• **Material**:
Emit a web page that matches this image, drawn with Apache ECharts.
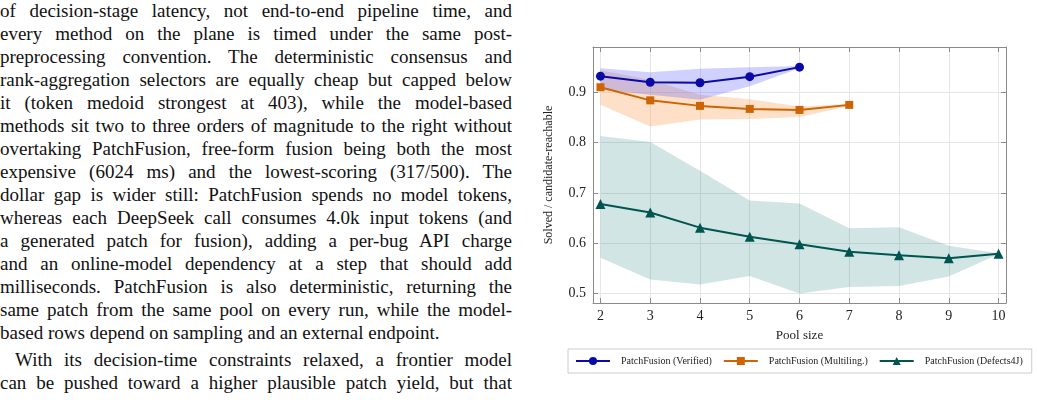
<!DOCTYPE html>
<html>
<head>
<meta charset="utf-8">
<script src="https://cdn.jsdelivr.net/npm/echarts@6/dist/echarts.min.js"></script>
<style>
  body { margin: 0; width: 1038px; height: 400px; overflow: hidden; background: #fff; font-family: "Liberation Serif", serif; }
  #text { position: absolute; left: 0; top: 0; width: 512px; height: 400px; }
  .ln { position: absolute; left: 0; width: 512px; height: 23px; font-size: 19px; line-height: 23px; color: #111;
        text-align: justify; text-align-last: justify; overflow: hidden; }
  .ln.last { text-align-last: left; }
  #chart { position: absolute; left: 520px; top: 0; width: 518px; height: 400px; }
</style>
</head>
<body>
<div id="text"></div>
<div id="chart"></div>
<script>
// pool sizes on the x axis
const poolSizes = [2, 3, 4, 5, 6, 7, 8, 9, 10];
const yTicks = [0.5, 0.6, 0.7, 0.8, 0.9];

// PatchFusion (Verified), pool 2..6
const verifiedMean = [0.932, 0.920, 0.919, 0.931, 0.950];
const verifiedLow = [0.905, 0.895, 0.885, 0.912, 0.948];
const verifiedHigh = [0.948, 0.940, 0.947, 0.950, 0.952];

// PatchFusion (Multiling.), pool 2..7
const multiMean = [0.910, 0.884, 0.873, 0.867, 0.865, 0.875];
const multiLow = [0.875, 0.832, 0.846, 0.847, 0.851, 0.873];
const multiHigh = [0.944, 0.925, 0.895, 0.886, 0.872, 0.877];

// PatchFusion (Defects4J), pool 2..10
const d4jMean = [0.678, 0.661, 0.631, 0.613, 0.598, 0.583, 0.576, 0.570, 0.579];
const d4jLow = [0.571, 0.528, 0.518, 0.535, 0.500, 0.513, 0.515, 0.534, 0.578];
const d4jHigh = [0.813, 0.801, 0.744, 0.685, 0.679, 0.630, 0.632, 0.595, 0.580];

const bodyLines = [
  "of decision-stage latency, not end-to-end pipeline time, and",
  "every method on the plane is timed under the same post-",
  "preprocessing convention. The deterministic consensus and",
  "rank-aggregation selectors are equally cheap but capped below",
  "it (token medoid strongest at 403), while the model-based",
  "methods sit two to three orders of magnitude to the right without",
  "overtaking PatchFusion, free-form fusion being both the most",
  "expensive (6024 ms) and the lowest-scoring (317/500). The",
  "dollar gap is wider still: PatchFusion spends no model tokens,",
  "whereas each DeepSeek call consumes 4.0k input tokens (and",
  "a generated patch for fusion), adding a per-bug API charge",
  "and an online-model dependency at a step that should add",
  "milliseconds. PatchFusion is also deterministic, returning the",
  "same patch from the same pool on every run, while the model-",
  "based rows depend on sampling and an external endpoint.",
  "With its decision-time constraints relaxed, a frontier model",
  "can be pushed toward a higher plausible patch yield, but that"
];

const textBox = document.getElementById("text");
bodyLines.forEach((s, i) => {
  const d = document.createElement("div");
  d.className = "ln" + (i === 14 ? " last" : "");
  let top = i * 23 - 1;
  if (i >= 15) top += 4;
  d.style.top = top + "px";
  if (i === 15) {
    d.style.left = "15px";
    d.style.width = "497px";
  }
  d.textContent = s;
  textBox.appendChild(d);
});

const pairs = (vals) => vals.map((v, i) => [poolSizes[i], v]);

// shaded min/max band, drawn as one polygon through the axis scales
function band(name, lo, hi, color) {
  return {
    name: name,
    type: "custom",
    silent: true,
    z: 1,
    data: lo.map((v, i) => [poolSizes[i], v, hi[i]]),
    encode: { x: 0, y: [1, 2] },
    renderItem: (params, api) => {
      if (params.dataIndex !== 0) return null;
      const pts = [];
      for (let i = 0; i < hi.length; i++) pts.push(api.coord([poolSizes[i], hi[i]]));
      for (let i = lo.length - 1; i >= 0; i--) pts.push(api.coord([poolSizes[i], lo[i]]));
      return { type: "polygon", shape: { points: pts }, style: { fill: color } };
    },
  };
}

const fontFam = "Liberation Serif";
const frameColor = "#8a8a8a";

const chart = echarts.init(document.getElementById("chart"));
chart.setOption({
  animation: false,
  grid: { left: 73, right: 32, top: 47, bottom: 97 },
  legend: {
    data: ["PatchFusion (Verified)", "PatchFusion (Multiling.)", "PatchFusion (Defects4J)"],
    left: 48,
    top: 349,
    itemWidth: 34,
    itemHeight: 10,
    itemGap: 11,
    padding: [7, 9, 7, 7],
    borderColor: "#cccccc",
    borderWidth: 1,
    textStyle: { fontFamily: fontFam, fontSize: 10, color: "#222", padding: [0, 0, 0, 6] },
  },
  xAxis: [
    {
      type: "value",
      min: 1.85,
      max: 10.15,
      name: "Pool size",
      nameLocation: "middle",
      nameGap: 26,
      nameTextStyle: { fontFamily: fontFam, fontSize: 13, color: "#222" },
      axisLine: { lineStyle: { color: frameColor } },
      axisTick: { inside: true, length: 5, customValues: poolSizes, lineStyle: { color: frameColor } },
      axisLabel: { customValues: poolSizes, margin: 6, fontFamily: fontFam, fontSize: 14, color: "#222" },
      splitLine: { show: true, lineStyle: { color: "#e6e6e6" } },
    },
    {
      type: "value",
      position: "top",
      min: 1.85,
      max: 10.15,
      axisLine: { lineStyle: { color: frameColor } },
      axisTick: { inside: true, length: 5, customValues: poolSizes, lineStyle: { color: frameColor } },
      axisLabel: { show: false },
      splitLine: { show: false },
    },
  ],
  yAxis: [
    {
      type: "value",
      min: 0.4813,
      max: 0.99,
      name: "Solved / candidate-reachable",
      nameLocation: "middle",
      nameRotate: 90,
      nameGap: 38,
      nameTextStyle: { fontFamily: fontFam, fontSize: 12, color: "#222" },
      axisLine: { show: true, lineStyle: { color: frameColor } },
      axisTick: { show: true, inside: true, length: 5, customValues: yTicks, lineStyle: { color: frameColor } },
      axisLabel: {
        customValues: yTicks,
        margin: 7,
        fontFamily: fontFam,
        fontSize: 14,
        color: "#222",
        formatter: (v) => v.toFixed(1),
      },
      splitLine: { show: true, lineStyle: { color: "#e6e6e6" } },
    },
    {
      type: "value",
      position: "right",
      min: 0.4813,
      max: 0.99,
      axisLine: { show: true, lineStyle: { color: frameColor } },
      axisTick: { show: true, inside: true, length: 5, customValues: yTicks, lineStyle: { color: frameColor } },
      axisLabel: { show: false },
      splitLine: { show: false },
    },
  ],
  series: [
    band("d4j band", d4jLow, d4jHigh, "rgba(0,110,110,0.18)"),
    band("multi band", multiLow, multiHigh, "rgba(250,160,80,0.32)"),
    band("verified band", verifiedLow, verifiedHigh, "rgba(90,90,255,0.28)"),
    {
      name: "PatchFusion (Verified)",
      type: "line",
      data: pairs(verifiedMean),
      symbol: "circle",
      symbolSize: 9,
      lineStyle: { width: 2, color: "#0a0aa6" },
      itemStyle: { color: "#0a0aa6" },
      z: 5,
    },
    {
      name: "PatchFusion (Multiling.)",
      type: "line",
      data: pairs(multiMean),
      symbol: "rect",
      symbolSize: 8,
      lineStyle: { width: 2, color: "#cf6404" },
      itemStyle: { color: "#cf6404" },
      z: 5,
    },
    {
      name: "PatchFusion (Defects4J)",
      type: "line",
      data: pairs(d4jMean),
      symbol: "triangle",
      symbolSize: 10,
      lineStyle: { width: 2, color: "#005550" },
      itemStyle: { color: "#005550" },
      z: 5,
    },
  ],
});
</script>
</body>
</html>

• **Task to complete**: Reproduce the material above verbatim; omit every picture.

• **Final answer**:
Emit a web page that matches this image, drawn with Apache ECharts.
<!DOCTYPE html>
<html>
<head>
<meta charset="utf-8">
<script src="https://cdn.jsdelivr.net/npm/echarts@6/dist/echarts.min.js"></script>
<style>
  body { margin: 0; width: 1038px; height: 400px; overflow: hidden; background: #fff; font-family: "Liberation Serif", serif; }
  #text { position: absolute; left: 0; top: 0; width: 512px; height: 400px; }
  .ln { position: absolute; left: 0; width: 512px; height: 23px; font-size: 19px; line-height: 23px; color: #111;
        text-align: justify; text-align-last: justify; overflow: hidden; }
  .ln.last { text-align-last: left; }
  #chart { position: absolute; left: 520px; top: 0; width: 518px; height: 400px; }
</style>
</head>
<body>
<div id="text"></div>
<div id="chart"></div>
<script>
// pool sizes on the x axis
const poolSizes = [2, 3, 4, 5, 6, 7, 8, 9, 10];
const yTicks = [0.5, 0.6, 0.7, 0.8, 0.9];

// PatchFusion (Verified), pool 2..6
const verifiedMean = [0.932, 0.920, 0.919, 0.931, 0.950];
const verifiedLow = [0.905, 0.895, 0.885, 0.912, 0.948];
const verifiedHigh = [0.948, 0.940, 0.947, 0.950, 0.952];

// PatchFusion (Multiling.), pool 2..7
const multiMean = [0.910, 0.884, 0.873, 0.867, 0.865, 0.875];
const multiLow = [0.875, 0.832, 0.846, 0.847, 0.851, 0.873];
const multiHigh = [0.944, 0.925, 0.895, 0.886, 0.872, 0.877];

// PatchFusion (Defects4J), pool 2..10
const d4jMean = [0.678, 0.661, 0.631, 0.613, 0.598, 0.583, 0.576, 0.570, 0.579];
const d4jLow = [0.571, 0.528, 0.518, 0.535, 0.500, 0.513, 0.515, 0.534, 0.578];
const d4jHigh = [0.813, 0.801, 0.744, 0.685, 0.679, 0.630, 0.632, 0.595, 0.580];

const bodyLines = [
  "of decision-stage latency, not end-to-end pipeline time, and",
  "every method on the plane is timed under the same post-",
  "preprocessing convention. The deterministic consensus and",
  "rank-aggregation selectors are equally cheap but capped below",
  "it (token medoid strongest at 403), while the model-based",
  "methods sit two to three orders of magnitude to the right without",
  "overtaking PatchFusion, free-form fusion being both the most",
  "expensive (6024 ms) and the lowest-scoring (317/500). The",
  "dollar gap is wider still: PatchFusion spends no model tokens,",
  "whereas each DeepSeek call consumes 4.0k input tokens (and",
  "a generated patch for fusion), adding a per-bug API charge",
  "and an online-model dependency at a step that should add",
  "milliseconds. PatchFusion is also deterministic, returning the",
  "same patch from the same pool on every run, while the model-",
  "based rows depend on sampling and an external endpoint.",
  "With its decision-time constraints relaxed, a frontier model",
  "can be pushed toward a higher plausible patch yield, but that"
];

const textBox = document.getElementById("text");
bodyLines.forEach((s, i) => {
  const d = document.createElement("div");
  d.className = "ln" + (i === 14 ? " last" : "");
  let top = i * 23 - 1;
  if (i >= 15) top += 4;
  d.style.top = top + "px";
  if (i === 15) {
    d.style.left = "15px";
    d.style.width = "497px";
  }
  d.textContent = s;
  textBox.appendChild(d);
});

const pairs = (vals) => vals.map((v, i) => [poolSizes[i], v]);

// shaded min/max band, drawn as one polygon through the axis scales
function band(name, lo, hi, color) {
  return {
    name: name,
    type: "custom",
    silent: true,
    z: 1,
    data: lo.map((v, i) => [poolSizes[i], v, hi[i]]),
    encode: { x: 0, y: [1, 2] },
    renderItem: (params, api) => {
      if (params.dataIndex !== 0) return null;
      const pts = [];
      for (let i = 0; i < hi.length; i++) pts.push(api.coord([poolSizes[i], hi[i]]));
      for (let i = lo.length - 1; i >= 0; i--) pts.push(api.coord([poolSizes[i], lo[i]]));
      return { type: "polygon", shape: { points: pts }, style: { fill: color } };
    },
  };
}

const fontFam = "Liberation Serif";
const frameColor = "#8a8a8a";

const chart = echarts.init(document.getElementById("chart"));
chart.setOption({
  animation: false,
  grid: { left: 73, right: 32, top: 47, bottom: 97 },
  legend: {
    data: ["PatchFusion (Verified)", "PatchFusion (Multiling.)", "PatchFusion (Defects4J)"],
    left: 48,
    top: 349,
    itemWidth: 34,
    itemHeight: 10,
    itemGap: 11,
    padding: [7, 9, 7, 7],
    borderColor: "#cccccc",
    borderWidth: 1,
    textStyle: { fontFamily: fontFam, fontSize: 10, color: "#222", padding: [0, 0, 0, 6] },
  },
  xAxis: [
    {
      type: "value",
      min: 1.85,
      max: 10.15,
      name: "Pool size",
      nameLocation: "middle",
      nameGap: 26,
      nameTextStyle: { fontFamily: fontFam, fontSize: 13, color: "#222" },
      axisLine: { lineStyle: { color: frameColor } },
      axisTick: { inside: true, length: 5, customValues: poolSizes, lineStyle: { color: frameColor } },
      axisLabel: { customValues: poolSizes, margin: 6, fontFamily: fontFam, fontSize: 14, color: "#222" },
      splitLine: { show: true, lineStyle: { color: "#e6e6e6" } },
    },
    {
      type: "value",
      position: "top",
      min: 1.85,
      max: 10.15,
      axisLine: { lineStyle: { color: frameColor } },
      axisTick: { inside: true, length: 5, customValues: poolSizes, lineStyle: { color: frameColor } },
      axisLabel: { show: false },
      splitLine: { show: false },
    },
  ],
  yAxis: [
    {
      type: "value",
      min: 0.4813,
      max: 0.99,
      name: "Solved / candidate-reachable",
      nameLocation: "middle",
      nameRotate: 90,
      nameGap: 38,
      nameTextStyle: { fontFamily: fontFam, fontSize: 12, color: "#222" },
      axisLine: { show: true, lineStyle: { color: frameColor } },
      axisTick: { show: true, inside: true, length: 5, customValues: yTicks, lineStyle: { color: frameColor } },
      axisLabel: {
        customValues: yTicks,
        margin: 7,
        fontFamily: fontFam,
        fontSize: 14,
        color: "#222",
        formatter: (v) => v.toFixed(1),
      },
      splitLine: { show: true, lineStyle: { color: "#e6e6e6" } },
    },
    {
      type: "value",
      position: "right",
      min: 0.4813,
      max: 0.99,
      axisLine: { show: true, lineStyle: { color: frameColor } },
      axisTick: { show: true, inside: true, length: 5, customValues: yTicks, lineStyle: { color: frameColor } },
      axisLabel: { show: false },
      splitLine: { show: false },
    },
  ],
  series: [
    band("d4j band", d4jLow, d4jHigh, "rgba(0,110,110,0.18)"),
    band("multi band", multiLow, multiHigh, "rgba(250,160,80,0.32)"),
    band("verified band", verifiedLow, verifiedHigh, "rgba(90,90,255,0.28)"),
    {
      name: "PatchFusion (Verified)",
      type: "line",
      data: pairs(verifiedMean),
      symbol: "circle",
      symbolSize: 9,
      lineStyle: { width: 2, color: "#0a0aa6" },
      itemStyle: { color: "#0a0aa6" },
      z: 5,
    },
    {
      name: "PatchFusion (Multiling.)",
      type: "line",
      data: pairs(multiMean),
      symbol: "rect",
      symbolSize: 8,
      lineStyle: { width: 2, color: "#cf6404" },
      itemStyle: { color: "#cf6404" },
      z: 5,
    },
    {
      name: "PatchFusion (Defects4J)",
      type: "line",
      data: pairs(d4jMean),
      symbol: "triangle",
      symbolSize: 10,
      lineStyle: { width: 2, color: "#005550" },
      itemStyle: { color: "#005550" },
      z: 5,
    },
  ],
});
</script>
</body>
</html>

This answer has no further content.